**DESCRIPTION OF THE TASK:**
Copy the first line of the entries below and every line after it through the line containing "from matplotlib.patches import Rectangle". Do not include pictures.

--- start of SUPPLIED DATA ---

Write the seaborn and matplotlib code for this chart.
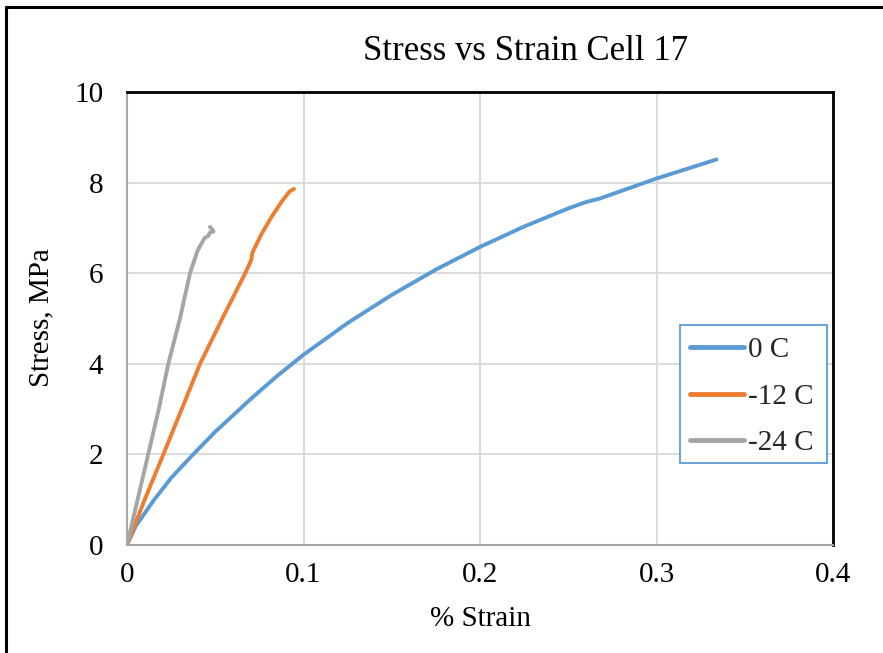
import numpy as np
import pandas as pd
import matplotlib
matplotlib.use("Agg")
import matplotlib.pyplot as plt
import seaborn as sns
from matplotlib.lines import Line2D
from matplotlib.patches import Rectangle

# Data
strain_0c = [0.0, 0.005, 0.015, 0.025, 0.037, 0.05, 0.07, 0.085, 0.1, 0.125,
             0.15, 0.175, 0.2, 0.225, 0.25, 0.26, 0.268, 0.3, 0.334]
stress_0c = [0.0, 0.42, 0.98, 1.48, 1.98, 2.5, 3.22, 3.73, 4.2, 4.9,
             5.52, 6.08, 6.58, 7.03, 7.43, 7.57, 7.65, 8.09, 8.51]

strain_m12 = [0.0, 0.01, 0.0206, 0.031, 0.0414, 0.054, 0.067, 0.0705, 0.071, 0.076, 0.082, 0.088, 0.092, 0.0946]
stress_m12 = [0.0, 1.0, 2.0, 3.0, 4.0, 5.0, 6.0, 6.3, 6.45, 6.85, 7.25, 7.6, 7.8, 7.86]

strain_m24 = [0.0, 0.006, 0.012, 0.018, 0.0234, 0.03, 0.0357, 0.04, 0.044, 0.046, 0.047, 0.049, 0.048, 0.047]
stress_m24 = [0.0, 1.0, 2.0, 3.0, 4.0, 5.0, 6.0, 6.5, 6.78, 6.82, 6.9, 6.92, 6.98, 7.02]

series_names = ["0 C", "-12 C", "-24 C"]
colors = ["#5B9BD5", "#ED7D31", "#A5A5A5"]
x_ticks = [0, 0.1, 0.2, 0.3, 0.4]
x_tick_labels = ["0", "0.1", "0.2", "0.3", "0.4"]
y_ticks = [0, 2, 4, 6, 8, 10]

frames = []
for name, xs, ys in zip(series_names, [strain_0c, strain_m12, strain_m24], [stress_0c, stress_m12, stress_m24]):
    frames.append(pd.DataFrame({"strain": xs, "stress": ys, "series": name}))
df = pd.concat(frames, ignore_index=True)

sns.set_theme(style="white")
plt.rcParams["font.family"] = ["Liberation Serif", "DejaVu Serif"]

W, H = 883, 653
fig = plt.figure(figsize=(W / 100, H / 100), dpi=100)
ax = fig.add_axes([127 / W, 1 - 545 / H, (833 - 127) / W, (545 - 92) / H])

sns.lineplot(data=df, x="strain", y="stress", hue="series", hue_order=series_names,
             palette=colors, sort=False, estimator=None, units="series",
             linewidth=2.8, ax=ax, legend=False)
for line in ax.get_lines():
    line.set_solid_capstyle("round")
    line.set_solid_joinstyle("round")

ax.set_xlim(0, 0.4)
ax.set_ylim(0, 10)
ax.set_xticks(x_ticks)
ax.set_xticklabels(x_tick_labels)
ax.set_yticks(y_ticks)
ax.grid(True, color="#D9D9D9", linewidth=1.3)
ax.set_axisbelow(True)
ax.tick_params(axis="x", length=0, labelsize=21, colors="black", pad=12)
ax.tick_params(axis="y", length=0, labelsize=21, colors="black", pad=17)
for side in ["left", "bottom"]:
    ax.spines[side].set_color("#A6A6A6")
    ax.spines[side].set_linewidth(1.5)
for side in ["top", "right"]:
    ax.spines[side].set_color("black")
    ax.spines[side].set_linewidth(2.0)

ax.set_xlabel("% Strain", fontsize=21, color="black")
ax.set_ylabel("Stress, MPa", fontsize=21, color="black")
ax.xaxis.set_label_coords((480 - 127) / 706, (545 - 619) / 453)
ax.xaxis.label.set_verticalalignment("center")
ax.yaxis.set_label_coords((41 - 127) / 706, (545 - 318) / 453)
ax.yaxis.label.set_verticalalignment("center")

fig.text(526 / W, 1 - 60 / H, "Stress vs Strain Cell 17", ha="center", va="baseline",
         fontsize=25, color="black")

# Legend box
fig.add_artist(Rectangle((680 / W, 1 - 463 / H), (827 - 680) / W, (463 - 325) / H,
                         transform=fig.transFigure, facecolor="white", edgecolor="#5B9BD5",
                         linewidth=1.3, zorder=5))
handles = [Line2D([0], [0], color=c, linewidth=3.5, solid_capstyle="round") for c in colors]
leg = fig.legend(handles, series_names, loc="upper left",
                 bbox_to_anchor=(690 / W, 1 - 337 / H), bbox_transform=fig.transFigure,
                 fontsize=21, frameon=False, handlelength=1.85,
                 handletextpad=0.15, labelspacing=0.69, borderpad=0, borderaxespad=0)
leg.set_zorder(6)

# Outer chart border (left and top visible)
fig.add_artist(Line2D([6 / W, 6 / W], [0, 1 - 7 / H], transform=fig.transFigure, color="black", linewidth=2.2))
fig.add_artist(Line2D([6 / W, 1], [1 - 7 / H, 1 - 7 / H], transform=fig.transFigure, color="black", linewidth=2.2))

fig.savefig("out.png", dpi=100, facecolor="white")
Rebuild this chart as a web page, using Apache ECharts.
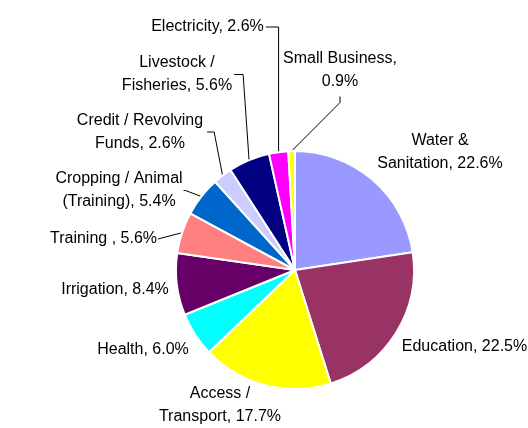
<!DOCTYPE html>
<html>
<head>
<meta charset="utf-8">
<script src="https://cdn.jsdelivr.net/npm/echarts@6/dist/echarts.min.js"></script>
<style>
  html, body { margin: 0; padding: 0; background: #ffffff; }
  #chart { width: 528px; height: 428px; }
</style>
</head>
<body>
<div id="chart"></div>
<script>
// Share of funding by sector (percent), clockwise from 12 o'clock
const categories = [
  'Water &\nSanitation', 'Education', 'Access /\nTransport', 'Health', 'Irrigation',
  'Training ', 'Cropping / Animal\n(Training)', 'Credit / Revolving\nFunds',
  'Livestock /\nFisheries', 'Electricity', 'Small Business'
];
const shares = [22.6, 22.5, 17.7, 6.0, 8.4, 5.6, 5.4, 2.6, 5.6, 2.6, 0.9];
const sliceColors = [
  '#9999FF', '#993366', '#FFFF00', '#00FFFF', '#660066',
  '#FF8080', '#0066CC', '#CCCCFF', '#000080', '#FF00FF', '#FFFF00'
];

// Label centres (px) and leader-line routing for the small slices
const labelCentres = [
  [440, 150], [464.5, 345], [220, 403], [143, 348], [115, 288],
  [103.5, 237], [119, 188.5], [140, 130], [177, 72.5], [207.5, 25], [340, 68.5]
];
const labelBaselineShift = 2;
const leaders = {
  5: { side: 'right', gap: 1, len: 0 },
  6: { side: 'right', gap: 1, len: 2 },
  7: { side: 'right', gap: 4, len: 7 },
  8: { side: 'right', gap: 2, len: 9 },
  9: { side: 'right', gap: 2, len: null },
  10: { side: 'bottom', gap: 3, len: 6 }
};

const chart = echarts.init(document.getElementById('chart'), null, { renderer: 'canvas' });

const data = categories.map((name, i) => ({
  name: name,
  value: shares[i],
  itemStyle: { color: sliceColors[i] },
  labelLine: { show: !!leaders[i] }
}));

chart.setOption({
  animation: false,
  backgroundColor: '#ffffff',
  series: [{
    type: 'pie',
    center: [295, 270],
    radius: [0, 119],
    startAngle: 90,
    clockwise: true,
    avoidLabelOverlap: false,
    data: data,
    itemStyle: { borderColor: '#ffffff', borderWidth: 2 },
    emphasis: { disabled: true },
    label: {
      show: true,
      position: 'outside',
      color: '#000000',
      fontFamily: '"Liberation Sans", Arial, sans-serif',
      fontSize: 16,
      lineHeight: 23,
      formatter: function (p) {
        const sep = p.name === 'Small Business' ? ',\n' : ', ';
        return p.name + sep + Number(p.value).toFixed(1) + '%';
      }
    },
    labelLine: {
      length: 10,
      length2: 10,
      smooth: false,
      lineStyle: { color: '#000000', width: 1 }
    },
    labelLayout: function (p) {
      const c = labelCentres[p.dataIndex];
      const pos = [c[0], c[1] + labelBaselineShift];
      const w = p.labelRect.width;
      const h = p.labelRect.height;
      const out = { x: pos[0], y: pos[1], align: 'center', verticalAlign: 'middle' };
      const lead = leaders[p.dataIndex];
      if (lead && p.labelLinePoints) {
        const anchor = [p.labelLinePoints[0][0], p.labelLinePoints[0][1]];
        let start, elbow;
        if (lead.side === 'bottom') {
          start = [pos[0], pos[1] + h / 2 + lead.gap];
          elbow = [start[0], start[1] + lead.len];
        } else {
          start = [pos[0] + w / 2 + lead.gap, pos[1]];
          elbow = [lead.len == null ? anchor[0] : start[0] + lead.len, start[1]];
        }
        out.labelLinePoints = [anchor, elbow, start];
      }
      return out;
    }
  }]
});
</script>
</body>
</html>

--- end of SUPPLIED DATA ---

**EXERCISE RESULT:**
Write the seaborn and matplotlib code for this chart.
import numpy as np
import pandas as pd
import matplotlib
matplotlib.use("Agg")
import matplotlib.pyplot as plt
import seaborn as sns
from matplotlib.lines import Line2D
from matplotlib.patches import Rectangle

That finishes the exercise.